▶ _What needs to be done_:
Copy the lines of the data below exactly, starting at the first and stopping after the line that contains "import seaborn as sns"; include no pictures.

▶ _Supplied material_:
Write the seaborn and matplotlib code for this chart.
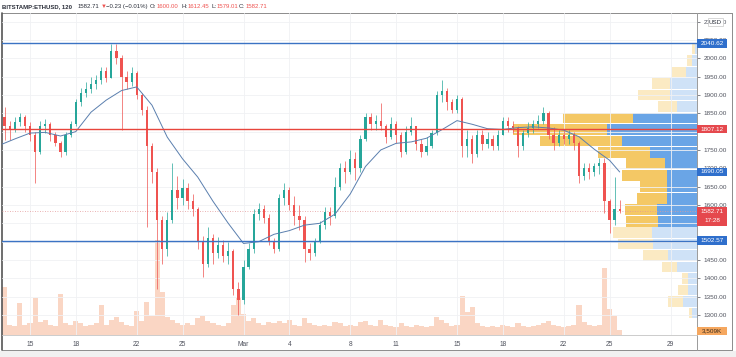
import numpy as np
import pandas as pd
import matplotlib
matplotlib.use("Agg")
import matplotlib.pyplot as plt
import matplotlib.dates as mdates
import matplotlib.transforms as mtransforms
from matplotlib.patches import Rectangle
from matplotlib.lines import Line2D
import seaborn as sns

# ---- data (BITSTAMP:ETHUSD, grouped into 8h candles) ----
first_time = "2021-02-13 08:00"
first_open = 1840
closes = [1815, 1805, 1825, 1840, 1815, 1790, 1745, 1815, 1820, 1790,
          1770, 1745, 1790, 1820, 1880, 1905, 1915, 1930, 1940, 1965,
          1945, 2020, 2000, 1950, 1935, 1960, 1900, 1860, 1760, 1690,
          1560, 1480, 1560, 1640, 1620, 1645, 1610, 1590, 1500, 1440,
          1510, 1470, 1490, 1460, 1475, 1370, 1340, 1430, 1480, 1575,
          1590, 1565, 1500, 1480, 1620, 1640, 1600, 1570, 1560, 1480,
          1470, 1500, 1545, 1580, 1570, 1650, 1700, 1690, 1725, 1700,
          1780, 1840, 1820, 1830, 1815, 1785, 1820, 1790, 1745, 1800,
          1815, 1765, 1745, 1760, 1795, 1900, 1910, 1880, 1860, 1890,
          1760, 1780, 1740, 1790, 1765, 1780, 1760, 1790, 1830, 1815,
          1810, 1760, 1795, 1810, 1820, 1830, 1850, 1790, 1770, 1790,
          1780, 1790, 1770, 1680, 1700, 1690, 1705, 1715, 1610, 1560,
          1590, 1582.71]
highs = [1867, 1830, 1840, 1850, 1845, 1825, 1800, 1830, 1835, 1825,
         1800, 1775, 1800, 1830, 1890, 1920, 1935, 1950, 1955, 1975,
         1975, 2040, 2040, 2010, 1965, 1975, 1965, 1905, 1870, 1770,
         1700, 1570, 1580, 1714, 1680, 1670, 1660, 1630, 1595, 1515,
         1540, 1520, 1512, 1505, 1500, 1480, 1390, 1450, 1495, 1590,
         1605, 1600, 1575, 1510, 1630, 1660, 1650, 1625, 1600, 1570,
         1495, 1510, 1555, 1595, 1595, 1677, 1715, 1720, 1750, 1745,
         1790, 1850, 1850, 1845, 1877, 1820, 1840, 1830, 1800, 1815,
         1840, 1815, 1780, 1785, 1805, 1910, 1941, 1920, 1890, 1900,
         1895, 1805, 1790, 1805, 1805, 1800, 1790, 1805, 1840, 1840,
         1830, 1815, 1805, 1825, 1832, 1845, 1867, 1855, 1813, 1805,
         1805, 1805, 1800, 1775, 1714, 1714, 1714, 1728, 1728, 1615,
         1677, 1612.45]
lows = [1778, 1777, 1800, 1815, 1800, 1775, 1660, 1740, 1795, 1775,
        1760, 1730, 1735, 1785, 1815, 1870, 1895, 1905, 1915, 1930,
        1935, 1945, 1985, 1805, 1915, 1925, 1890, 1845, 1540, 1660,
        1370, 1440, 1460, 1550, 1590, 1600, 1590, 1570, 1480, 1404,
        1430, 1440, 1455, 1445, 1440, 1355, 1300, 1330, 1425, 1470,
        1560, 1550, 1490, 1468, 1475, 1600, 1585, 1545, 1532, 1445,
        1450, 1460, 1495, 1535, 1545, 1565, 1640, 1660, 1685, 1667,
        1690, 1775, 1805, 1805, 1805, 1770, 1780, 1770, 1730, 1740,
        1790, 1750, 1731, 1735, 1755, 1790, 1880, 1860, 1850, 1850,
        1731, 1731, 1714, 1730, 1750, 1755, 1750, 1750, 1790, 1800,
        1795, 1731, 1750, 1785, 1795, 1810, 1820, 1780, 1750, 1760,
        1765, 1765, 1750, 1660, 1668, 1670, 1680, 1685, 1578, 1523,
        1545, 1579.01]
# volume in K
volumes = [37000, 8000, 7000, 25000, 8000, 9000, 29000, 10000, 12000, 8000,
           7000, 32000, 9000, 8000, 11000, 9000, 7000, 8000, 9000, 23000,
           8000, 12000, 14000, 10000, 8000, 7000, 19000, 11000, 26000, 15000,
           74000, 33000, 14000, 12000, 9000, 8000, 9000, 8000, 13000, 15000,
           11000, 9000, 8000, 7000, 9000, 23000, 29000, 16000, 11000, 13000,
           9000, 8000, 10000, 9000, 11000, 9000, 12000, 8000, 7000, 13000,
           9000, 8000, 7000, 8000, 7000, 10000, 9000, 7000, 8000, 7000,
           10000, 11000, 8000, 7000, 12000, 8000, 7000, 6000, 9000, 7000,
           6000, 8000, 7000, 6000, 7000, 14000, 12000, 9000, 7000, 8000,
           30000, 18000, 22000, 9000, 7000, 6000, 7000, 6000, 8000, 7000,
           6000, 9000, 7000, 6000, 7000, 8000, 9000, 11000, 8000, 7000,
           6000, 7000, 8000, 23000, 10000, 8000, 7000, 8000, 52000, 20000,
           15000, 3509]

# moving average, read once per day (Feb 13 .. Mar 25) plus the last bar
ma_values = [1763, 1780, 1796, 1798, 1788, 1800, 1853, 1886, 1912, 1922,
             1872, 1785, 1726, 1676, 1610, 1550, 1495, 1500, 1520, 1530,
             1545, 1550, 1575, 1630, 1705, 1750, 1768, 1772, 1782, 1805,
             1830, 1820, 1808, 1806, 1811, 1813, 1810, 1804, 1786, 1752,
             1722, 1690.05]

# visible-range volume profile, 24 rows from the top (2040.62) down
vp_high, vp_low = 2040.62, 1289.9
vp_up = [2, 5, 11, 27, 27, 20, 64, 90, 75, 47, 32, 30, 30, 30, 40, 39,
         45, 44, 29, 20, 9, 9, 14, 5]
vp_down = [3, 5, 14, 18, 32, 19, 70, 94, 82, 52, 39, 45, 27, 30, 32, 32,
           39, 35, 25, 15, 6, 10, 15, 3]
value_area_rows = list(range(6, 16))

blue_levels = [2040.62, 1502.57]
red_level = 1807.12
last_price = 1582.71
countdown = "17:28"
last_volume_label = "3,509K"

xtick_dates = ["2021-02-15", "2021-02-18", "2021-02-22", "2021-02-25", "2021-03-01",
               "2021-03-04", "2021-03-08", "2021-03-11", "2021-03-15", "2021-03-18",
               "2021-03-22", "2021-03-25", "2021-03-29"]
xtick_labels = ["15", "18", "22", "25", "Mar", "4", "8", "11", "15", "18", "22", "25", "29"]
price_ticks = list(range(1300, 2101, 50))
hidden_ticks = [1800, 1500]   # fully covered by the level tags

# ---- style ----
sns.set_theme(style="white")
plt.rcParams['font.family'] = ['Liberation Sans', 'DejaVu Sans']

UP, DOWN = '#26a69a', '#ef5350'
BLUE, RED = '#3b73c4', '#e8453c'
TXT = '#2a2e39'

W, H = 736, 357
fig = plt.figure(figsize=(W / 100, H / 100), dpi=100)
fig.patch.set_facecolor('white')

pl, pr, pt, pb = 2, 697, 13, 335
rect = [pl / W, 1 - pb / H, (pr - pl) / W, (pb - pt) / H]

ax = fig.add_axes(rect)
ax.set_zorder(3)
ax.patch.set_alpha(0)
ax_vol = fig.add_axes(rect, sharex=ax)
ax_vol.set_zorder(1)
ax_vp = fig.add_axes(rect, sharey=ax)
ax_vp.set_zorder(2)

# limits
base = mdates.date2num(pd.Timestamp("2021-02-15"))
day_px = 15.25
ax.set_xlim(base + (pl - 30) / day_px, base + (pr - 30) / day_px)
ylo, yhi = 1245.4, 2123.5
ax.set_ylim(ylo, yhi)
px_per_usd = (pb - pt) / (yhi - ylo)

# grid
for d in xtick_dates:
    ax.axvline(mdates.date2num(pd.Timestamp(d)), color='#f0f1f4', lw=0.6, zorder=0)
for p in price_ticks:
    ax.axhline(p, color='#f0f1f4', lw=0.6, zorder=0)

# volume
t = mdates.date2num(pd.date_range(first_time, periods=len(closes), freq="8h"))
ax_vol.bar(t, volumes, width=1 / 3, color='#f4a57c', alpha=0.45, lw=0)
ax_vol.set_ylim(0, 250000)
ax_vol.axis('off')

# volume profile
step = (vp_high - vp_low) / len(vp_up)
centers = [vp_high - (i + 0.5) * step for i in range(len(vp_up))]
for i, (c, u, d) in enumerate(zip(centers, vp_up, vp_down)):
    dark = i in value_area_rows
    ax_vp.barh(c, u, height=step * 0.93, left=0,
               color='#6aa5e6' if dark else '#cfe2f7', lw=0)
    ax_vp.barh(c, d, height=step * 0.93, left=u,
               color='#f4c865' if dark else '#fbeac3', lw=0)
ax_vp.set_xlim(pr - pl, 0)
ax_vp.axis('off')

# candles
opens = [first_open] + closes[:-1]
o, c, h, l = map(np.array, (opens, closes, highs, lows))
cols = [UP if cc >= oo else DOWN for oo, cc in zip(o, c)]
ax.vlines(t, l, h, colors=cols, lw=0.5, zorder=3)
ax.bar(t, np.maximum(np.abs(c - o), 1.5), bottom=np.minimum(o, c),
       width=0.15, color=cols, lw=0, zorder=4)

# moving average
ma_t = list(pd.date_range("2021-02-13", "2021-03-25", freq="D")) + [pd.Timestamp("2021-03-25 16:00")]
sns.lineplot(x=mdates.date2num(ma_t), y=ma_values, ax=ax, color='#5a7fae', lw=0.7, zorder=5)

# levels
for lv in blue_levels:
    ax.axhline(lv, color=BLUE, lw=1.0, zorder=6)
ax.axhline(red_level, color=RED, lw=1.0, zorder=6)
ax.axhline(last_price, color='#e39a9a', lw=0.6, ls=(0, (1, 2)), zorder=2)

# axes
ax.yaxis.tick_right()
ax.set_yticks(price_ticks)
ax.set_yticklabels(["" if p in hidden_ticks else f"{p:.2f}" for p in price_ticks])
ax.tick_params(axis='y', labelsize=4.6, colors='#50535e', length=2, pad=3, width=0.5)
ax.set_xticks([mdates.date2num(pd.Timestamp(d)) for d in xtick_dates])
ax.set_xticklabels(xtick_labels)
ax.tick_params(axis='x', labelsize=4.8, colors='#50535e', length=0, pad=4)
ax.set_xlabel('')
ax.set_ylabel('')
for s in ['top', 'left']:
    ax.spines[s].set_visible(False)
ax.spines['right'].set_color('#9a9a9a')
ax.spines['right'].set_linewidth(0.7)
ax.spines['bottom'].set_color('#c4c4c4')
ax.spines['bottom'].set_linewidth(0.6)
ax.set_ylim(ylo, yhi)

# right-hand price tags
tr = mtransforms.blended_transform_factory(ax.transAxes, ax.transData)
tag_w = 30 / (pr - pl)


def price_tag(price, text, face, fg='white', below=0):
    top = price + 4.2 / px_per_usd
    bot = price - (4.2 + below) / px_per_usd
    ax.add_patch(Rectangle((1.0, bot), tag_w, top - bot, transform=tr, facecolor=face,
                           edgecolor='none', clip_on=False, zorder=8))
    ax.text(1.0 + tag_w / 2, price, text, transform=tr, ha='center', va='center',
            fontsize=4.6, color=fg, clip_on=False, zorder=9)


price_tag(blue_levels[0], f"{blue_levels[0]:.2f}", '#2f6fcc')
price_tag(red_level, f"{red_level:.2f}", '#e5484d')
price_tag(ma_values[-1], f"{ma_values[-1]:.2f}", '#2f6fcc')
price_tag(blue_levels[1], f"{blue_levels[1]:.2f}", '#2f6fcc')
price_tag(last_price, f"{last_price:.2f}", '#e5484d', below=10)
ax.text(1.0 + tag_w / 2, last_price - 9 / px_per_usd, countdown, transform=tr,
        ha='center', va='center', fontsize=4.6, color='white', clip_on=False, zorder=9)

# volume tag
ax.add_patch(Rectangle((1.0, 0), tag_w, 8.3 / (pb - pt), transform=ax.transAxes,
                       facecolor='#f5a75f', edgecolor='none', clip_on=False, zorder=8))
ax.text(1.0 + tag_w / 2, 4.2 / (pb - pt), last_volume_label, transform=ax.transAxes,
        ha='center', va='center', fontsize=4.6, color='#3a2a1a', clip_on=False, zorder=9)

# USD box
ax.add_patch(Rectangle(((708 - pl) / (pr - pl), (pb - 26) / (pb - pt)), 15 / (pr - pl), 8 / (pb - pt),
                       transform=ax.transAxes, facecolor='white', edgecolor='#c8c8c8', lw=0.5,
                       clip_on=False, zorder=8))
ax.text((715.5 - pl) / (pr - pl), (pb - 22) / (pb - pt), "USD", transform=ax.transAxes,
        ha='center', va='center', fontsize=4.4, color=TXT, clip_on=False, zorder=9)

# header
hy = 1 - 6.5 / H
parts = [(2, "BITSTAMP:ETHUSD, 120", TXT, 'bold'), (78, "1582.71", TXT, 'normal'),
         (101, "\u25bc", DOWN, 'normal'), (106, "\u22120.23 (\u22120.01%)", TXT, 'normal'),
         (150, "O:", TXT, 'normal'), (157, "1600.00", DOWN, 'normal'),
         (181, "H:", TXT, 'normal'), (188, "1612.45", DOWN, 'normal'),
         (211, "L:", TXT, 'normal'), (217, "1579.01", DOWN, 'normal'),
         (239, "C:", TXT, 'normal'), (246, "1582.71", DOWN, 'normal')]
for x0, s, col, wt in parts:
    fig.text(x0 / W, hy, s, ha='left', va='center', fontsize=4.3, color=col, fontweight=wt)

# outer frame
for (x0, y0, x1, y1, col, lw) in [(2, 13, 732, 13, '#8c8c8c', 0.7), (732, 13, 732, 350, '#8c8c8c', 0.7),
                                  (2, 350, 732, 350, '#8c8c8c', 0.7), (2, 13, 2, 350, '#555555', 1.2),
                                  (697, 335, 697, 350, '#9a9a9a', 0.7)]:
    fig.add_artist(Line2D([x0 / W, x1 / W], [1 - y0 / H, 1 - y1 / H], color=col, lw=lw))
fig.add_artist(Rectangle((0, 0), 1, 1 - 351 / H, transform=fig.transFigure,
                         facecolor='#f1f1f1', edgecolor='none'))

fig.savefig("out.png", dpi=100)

▶ _Output of the task_:
Write the seaborn and matplotlib code for this chart.
import numpy as np
import pandas as pd
import matplotlib
matplotlib.use("Agg")
import matplotlib.pyplot as plt
import matplotlib.dates as mdates
import matplotlib.transforms as mtransforms
from matplotlib.patches import Rectangle
from matplotlib.lines import Line2D
import seaborn as sns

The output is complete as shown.